■ **Supplied information**
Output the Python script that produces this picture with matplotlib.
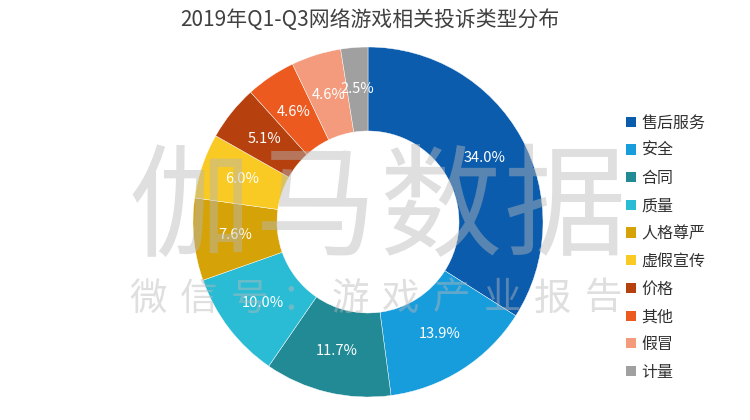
import numpy as np
import matplotlib.pyplot as plt
from matplotlib.patches import Patch

plt.rcParams['font.family'] = ['Noto Sans CJK SC', 'DejaVu Sans']

title = '2019年Q1-Q3网络游戏相关投诉类型分布'
categories = ['售后服务', '安全', '合同', '质量', '人格尊严', '虚假宣传', '价格', '其他', '假冒', '计量']
values = [34.0, 13.9, 11.7, 10.0, 7.6, 6.0, 5.1, 4.6, 4.6, 2.5]
colors = ['#0b5cad', '#179cdc', '#218a95', '#2bbcd5', '#d5a308', '#f9c924',
          '#b6410f', '#ec5a1f', '#f39b7c', '#a0a0a0']

fig = plt.figure(figsize=(7.5, 4.2), dpi=100)
fig.patch.set_facecolor('white')

# pie axes: centre ~ (368, 222) px, radius ~175 px
ax = fig.add_axes([193 / 750, 23 / 420, 350 / 750, 350 / 420])
wedges, texts, autotexts = ax.pie(
    values, colors=colors, startangle=90, counterclock=False,
    radius=1.0, autopct='%.1f%%', pctdistance=0.76,
    wedgeprops=dict(width=0.48, edgecolor='white', linewidth=0.3),
    textprops=dict(color='white', fontsize=10.5))
ax.set_xlim(-1, 1)
ax.set_ylim(-1, 1)
ax.set_aspect('equal')
ax.axis('off')

fig.text(370 / 750, 1 - 20 / 420, title, ha='center', va='center',
         fontsize=15, color='#404040')

# watermark
wm = fig.add_axes([0, 0, 1, 1], facecolor='none')
wm.set_xlim(0, 750)
wm.set_ylim(420, 0)
wm.axis('off')
for i, ch in enumerate('伽马数据'):
    wm.text(190 + i * 125, 212, ch, ha='center', va='center', fontsize=88,
            fontweight='light', color='#b8b8b8', alpha=0.45, zorder=5)
for i, ch in enumerate('微信号：游戏产业报告'):
    wm.text(148 + i * 50.6, 299, ch, ha='center', va='center', fontsize=27,
            fontweight='light', color='#b8b8b8', alpha=0.45, zorder=5)

handles = [Patch(facecolor=c, edgecolor='none') for c in colors]
fig.legend(handles, categories, loc='upper left',
           bbox_to_anchor=(612 / 750, 1 - 100 / 420), frameon=False,
           fontsize=11.5, handlelength=0.6, handleheight=0.6,
           handletextpad=0.35, labelspacing=0.67, labelcolor='#303030')

fig.savefig('out.png', dpi=100, facecolor='white')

■ **Challenge**
Please take the lines from the beginning of the data above through the line holding "fig.patch.set_facecolor('white')" and transcribe them exactly, without any pictures.

■ **Solution to the exercise**
Output the Python script that produces this picture with matplotlib.
import numpy as np
import matplotlib.pyplot as plt
from matplotlib.patches import Patch

plt.rcParams['font.family'] = ['Noto Sans CJK SC', 'DejaVu Sans']

title = '2019年Q1-Q3网络游戏相关投诉类型分布'
categories = ['售后服务', '安全', '合同', '质量', '人格尊严', '虚假宣传', '价格', '其他', '假冒', '计量']
values = [34.0, 13.9, 11.7, 10.0, 7.6, 6.0, 5.1, 4.6, 4.6, 2.5]
colors = ['#0b5cad', '#179cdc', '#218a95', '#2bbcd5', '#d5a308', '#f9c924',
          '#b6410f', '#ec5a1f', '#f39b7c', '#a0a0a0']

fig = plt.figure(figsize=(7.5, 4.2), dpi=100)
fig.patch.set_facecolor('white')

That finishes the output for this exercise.